From the first line of the entries below through the line bearing "import plotly.graph_objects as go", write out each line exactly. Omit pictures.

[Rows from a dataset of charts and code]
(begin)
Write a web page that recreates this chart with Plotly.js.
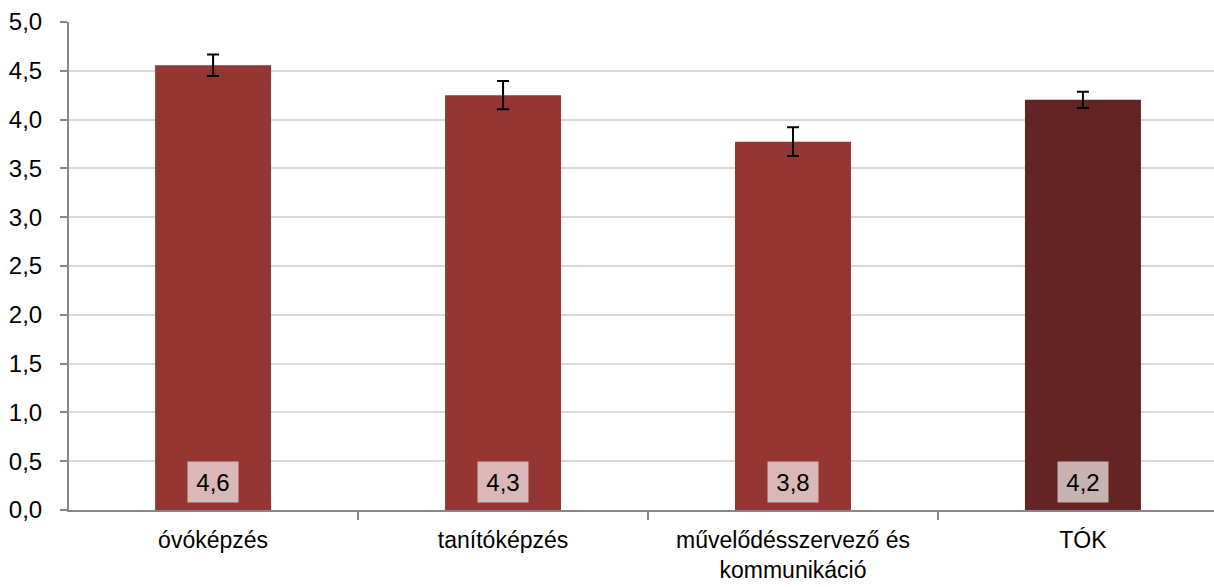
<!DOCTYPE html>
<html>
<head>
<meta charset="utf-8">
<script src="https://cdn.plot.ly/plotly-3.0.1.min.js"></script>
<style>html,body{margin:0;padding:0;background:#fff;}#chart{width:1214px;height:587px;}</style>
</head>
<body>
<div id="chart"></div>
<script>
const categories = ["óvóképzés", "tanítóképzés", "művelődésszervező és<br>kommunikáció", "TÓK"];
const means = [4.556, 4.25, 3.774, 4.203];
const errors = [0.11, 0.145, 0.148, 0.083];
const barColors = ["#943634", "#943634", "#943634", "#632523"];

const trace = {
  type: "bar",
  x: categories,
  y: means,
  width: 0.4,
  marker: {color: barColors},
  error_y: {type: "data", array: errors, visible: true, color: "#000000", thickness: 2, width: 6},
  hoverinfo: "skip"
};

const annotations = categories.map((c, i) => ({
  x: c, y: 0, xref: "x", yref: "y",
  yanchor: "bottom", yshift: 7,
  text: means[i].toFixed(1).replace(".", ","),
  showarrow: false,
  bgcolor: "rgba(255,255,255,0.65)",
  width: 48, height: 38, borderpad: 1,
  font: {family: "Liberation Sans, Arial, sans-serif", size: 24, color: "#000"}
}));

const layout = {
  width: 1214, height: 587,
  margin: {l: 69, r: 0, t: 22, b: 77, pad: 0},
  paper_bgcolor: "#ffffff", plot_bgcolor: "#ffffff",
  separators: ", ",
  showlegend: false,
  font: {family: "Liberation Sans, Arial, sans-serif", size: 24, color: "#000"},
  xaxis: {
    type: "category",
    range: [-0.497, 3.452],
    showline: true, linecolor: "#868686", linewidth: 2,
    ticks: "outside", tickson: "boundaries", ticklen: 8, tickcolor: "#868686", tickwidth: 2,
    showgrid: false, zeroline: false,
    ticklabelstandoff: 8,
    tickfont: {size: 23}
  },
  yaxis: {
    range: [0, 5], dtick: 0.5, tick0: 0, tickformat: ".1f",
    showline: true, linecolor: "#868686", linewidth: 2,
    ticks: "outside", ticklen: 7, tickcolor: "#868686", tickwidth: 2,
    showgrid: true, gridcolor: "#d9d9d9", gridwidth: 2,
    zeroline: false,
    ticklabelstandoff: 13,
    tickfont: {size: 24}
  },
  annotations: annotations
};

Plotly.newPlot("chart", [trace], layout, {displayModeBar: false, staticPlot: true});
</script>
</body>
</html>
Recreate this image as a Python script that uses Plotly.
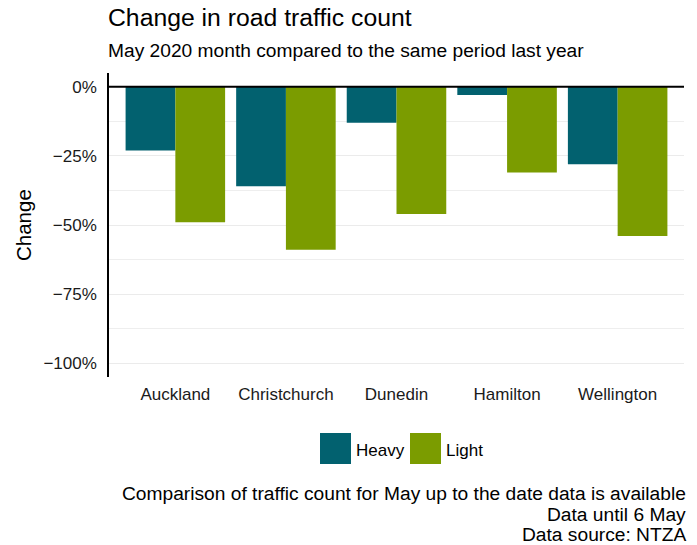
import plotly.graph_objects as go

cities = ["Auckland", "Christchurch", "Dunedin", "Hamilton", "Wellington"]
heavy = [-23, -36, -13, -3, -28]
light = [-49, -59, -46, -31, -54]
tick_vals = [0, -25, -50, -75, -100]
tick_text = ["0%", "\u221225%", "\u221250%", "\u221275%", "\u2212100%"]
series_names = ["Heavy", "Light"]
series_colors = ["#02616F", "#7B9C00"]

FONT = "Liberation Sans, Arial, sans-serif"

# layout constants (pixels)
L, R, T, B = 109, 13, 73, 168
W, H = 697, 545
PW, PH = W - L - R, H - T - B


def px_x(p):
    return (p - L) / PW


def px_y(p):
    return (H - B - p) / PH


fig = go.Figure()
for name, vals, col in zip(series_names, [heavy, light], series_colors):
    fig.add_trace(go.Bar(x=cities, y=vals, name=name, marker_color=col,
                         marker_line_width=0, showlegend=False))

fig.update_layout(
    width=W, height=H,
    margin=dict(l=L, r=R, t=T, b=B),
    plot_bgcolor="white", paper_bgcolor="white",
    barmode="group", bargap=0.1, bargroupgap=0,
    font=dict(family=FONT, color="black"),
    showlegend=False,
    xaxis=dict(range=[-0.6, 4.6], showgrid=False, showline=False, ticks="",
               ticklabelstandoff=5,
               tickfont=dict(size=17, color="#1a1a1a")),
    yaxis=dict(range=[-105, 5], tickvals=tick_vals, ticktext=tick_text,
               showgrid=True, gridcolor="#EBEBEB", gridwidth=1.3,
               minor=dict(tickvals=[-12.5, -37.5, -62.5, -87.5], showgrid=True,
                          gridcolor="#EEEEEE", gridwidth=1),
               showline=True, linecolor="black", linewidth=1.6, zeroline=False,
               ticks="", ticklabelstandoff=7,
               tickfont=dict(size=17, color="#1a1a1a")),
)

fig.add_shape(type="line", xref="paper", yref="y", x0=0, x1=1, y0=0, y1=0,
              line=dict(color="black", width=2))

# y-axis title
fig.add_annotation(text="Change", xref="paper", yref="paper", x=px_x(23), y=0.5,
                   xanchor="center", yanchor="middle", textangle=-90, showarrow=False,
                   font=dict(size=20.5, color="black"))

# title and subtitle
fig.add_annotation(text="Change in road traffic count", xref="paper", yref="paper",
                   x=px_x(106), y=px_y(18), xanchor="left", yanchor="middle", showarrow=False,
                   font=dict(size=24.75, color="black"))
fig.add_annotation(text="May 2020 month compared to the same period last year", xref="paper",
                   yref="paper", x=px_x(106), y=px_y(51), xanchor="left", yanchor="middle",
                   showarrow=False, font=dict(size=19.2, color="black"))

# manual legend with large keys
leg_keys = [(320, 351), (410, 441)]
leg_text_x = [354, 444]
for name, col, (k0, k1), tx in zip(series_names, series_colors, leg_keys, leg_text_x):
    fig.add_shape(type="rect", xref="paper", yref="paper",
                  x0=px_x(k0), x1=px_x(k1), y0=px_y(433), y1=px_y(464),
                  fillcolor=col, line=dict(width=0))
    fig.add_annotation(text=name, xref="paper", yref="paper", x=px_x(tx), y=px_y(450),
                       xanchor="left", yanchor="middle", showarrow=False,
                       font=dict(size=17, color="black"))

# caption
caption_lines = ["Comparison of traffic count for May up to the date data is available",
                 "Data until 6 May", "Data source: NTZA"]
for line, cy in zip(caption_lines, [493, 514, 534]):
    fig.add_annotation(text=line, xref="paper", yref="paper", x=px_x(688), y=px_y(cy),
                       xanchor="right", yanchor="middle", showarrow=False,
                       font=dict(size=19.2, color="black"))

fig.write_html("out.html", config={"displayModeBar": False},
               post_script="document.body.style.margin='0';")
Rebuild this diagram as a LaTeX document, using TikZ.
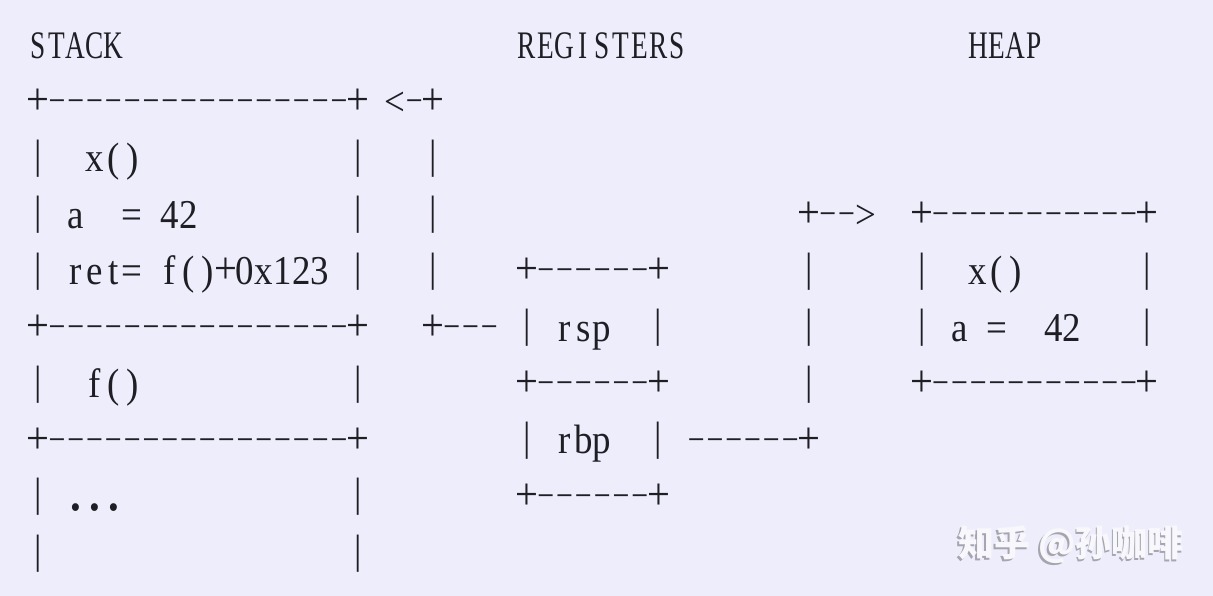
\documentclass[tikz,border=0pt]{standalone}
\usepackage{fontspec}
\usepackage{graphicx}
\setmainfont{Liberation Serif}
\newfontfamily\asciifont[FakeStretch=0.9]{Liberation Serif}
\newfontfamily\titlefont[FakeStretch=0.7]{Liberation Serif}
\newfontfamily\zhfont{Noto Sans CJK SC}
\definecolor{paper}{RGB}{238,237,251}
\definecolor{ink}{RGB}{30,30,36}
\definecolor{markfill}{RGB}{248,248,252}
\definecolor{markshade}{RGB}{165,165,175}

\newlength\cellw
\setlength\cellw{18.8pt}

% one fixed-width cell per character, box glyphs lifted onto the middle line
\ExplSyntaxOn
\NewDocumentCommand\monocells{m}
  {
    \str_map_inline:nn {#1}
      {
        \makebox[\cellw][c]
          {
            \str_case:nnF {##1}
              {
                {-}{\raisebox{8.6pt}{\scalebox{1.45}[0.6]{-}}}
                {+}{\raisebox{\dimexpr13.4pt-0.5\height\relax}{\scalebox{1.1}{+}}}
                {|}{\raisebox{3.3pt}{|}}
                {.}{\scalebox{1.6}{.}}
              }
              {##1}
          }
      }
  }
\ExplSyntaxOff

% text at column #3, row #4 of the character grid
\newcommand\asciiat[5][]{\node[ascii,#1] (#2) at ({28.8+18.8*#3},{59+56.4*#4}) {\monocells{#5}};}

\begin{document}
\begin{tikzpicture}[x=1pt,y=-1pt,
    ascii/.style={anchor=base west,inner sep=0,outer sep=0,text=ink,
        font={\asciifont\fontsize{41pt}{41pt}\selectfont}},
    title/.style={font={\titlefont\fontsize{39pt}{39pt}\selectfont}},
    wmark/.style={inner sep=0,font={\zhfont\bfseries\fontsize{36pt}{36pt}\selectfont}},
    ]
    % Background
    \fill[paper] (0,0) rectangle (1213,596);
    \useasboundingbox (0,0) rectangle (1213,596);

    % Titles
    \asciiat[title]{stack-title}{0}{0}{STACK}
    \asciiat[title]{reg-title}{26}{0}{REGISTERS}
    \asciiat[title]{heap-title}{50}{0}{HEAP}

    % Stack frames
    \asciiat{stack-top}{0}{1}{+----------------+}
    \asciiat{x-left}{0}{2}{|}
    \asciiat{x-name}{3}{2}{x()}
    \asciiat{x-right}{17}{2}{|}
    \asciiat{a-left}{0}{3}{| a}
    \asciiat{a-value}{5}{3}{= 42}
    \asciiat{a-right}{17}{3}{|}
    \asciiat{ret-row}{0}{4}{| ret= f()+0x123 |}
    \asciiat{x-bottom}{0}{5}{+----------------+}
    \asciiat{f-left}{0}{6}{|}
    \asciiat{f-name}{3}{6}{f()}
    \asciiat{f-right}{17}{6}{|}
    \asciiat{f-bottom}{0}{7}{+----------------+}
    \asciiat{dots-left}{0}{8}{| ...}
    \asciiat{dots-right}{17}{8}{|}
    \asciiat{rest-left}{0}{9}{|}
    \asciiat{rest-right}{17}{9}{|}

    % rsp points back to the stack top
    \asciiat{rsp-head}{19}{1}{<-+}
    \foreach \r in {2,3,4} {\asciiat{rsp-line-\r}{21}{\r}{|}}
    \asciiat{rsp-tail}{21}{5}{+---}

    % Registers
    \asciiat{reg-top}{26}{4}{+------+}
    \asciiat{rsp}{26}{5}{| rsp}
    \asciiat{rsp-right}{33}{5}{|}
    \asciiat{reg-mid}{26}{6}{+------+}
    \asciiat{rbp}{26}{7}{| rbp}
    \asciiat{rbp-right}{33}{7}{|}
    \asciiat{reg-bottom}{26}{8}{+------+}

    % rbp points to the heap
    \asciiat{rbp-tail}{35}{7}{------+}
    \foreach \r in {4,5,6} {\asciiat{rbp-line-\r}{41}{\r}{|}}
    \asciiat{rbp-head}{41}{3}{+-->}

    % Heap
    \asciiat{heap-top}{47}{3}{+-----------+}
    \asciiat{hx-left}{47}{4}{|}
    \asciiat{hx-name}{50}{4}{x()}
    \asciiat{hx-right}{59}{4}{|}
    \asciiat{ha-left}{47}{5}{| a =}
    \asciiat{ha-value}{54}{5}{42}
    \asciiat{ha-right}{59}{5}{|}
    \asciiat{heap-bottom}{47}{6}{+-----------+}

    % Watermark
    \node[wmark,text=markshade] (watermark-shade) at (1069.5,546.5) {知乎 @孙咖啡};
    \node[wmark,text=markfill] (watermark) at (1071,545) {知乎 @孙咖啡};
\end{tikzpicture}
\end{document}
(end)
**EXERCISE OUTPUT**:
Write a web page that recreates this chart with Plotly.js.
<!DOCTYPE html>
<html>
<head>
<meta charset="utf-8">
<script src="https://cdn.plot.ly/plotly-3.0.1.min.js"></script>
<style>html,body{margin:0;padding:0;background:#fff;}#chart{width:1214px;height:587px;}</style>
</head>
<body>
<div id="chart"></div>
<script>
const categories = ["óvóképzés", "tanítóképzés", "művelődésszervező és<br>kommunikáció", "TÓK"];
const means = [4.556, 4.25, 3.774, 4.203];
const errors = [0.11, 0.145, 0.148, 0.083];
const barColors = ["#943634", "#943634", "#943634", "#632523"];

const trace = {
  type: "bar",
  x: categories,
  y: means,
  width: 0.4,
  marker: {color: barColors},
  error_y: {type: "data", array: errors, visible: true, color: "#000000", thickness: 2, width: 6},
  hoverinfo: "skip"
};

const annotations = categories.map((c, i) => ({
  x: c, y: 0, xref: "x", yref: "y",
  yanchor: "bottom", yshift: 7,
  text: means[i].toFixed(1).replace(".", ","),
  showarrow: false,
  bgcolor: "rgba(255,255,255,0.65)",
  width: 48, height: 38, borderpad: 1,
  font: {family: "Liberation Sans, Arial, sans-serif", size: 24, color: "#000"}
}));

const layout = {
  width: 1214, height: 587,
  margin: {l: 69, r: 0, t: 22, b: 77, pad: 0},
  paper_bgcolor: "#ffffff", plot_bgcolor: "#ffffff",
  separators: ", ",
  showlegend: false,
  font: {family: "Liberation Sans, Arial, sans-serif", size: 24, color: "#000"},
  xaxis: {
    type: "category",
    range: [-0.497, 3.452],
    showline: true, linecolor: "#868686", linewidth: 2,
    ticks: "outside", tickson: "boundaries", ticklen: 8, tickcolor: "#868686", tickwidth: 2,
    showgrid: false, zeroline: false,
    ticklabelstandoff: 8,
    tickfont: {size: 23}
  },
  yaxis: {
    range: [0, 5], dtick: 0.5, tick0: 0, tickformat: ".1f",
    showline: true, linecolor: "#868686", linewidth: 2,
    ticks: "outside", ticklen: 7, tickcolor: "#868686", tickwidth: 2,
    showgrid: true, gridcolor: "#d9d9d9", gridwidth: 2,
    zeroline: false,
    ticklabelstandoff: 13,
    tickfont: {size: 24}
  },
  annotations: annotations
};

Plotly.newPlot("chart", [trace], layout, {displayModeBar: false, staticPlot: true});
</script>
</body>
</html>
Recreate this image as a Python script that uses Plotly.
import plotly.graph_objects as go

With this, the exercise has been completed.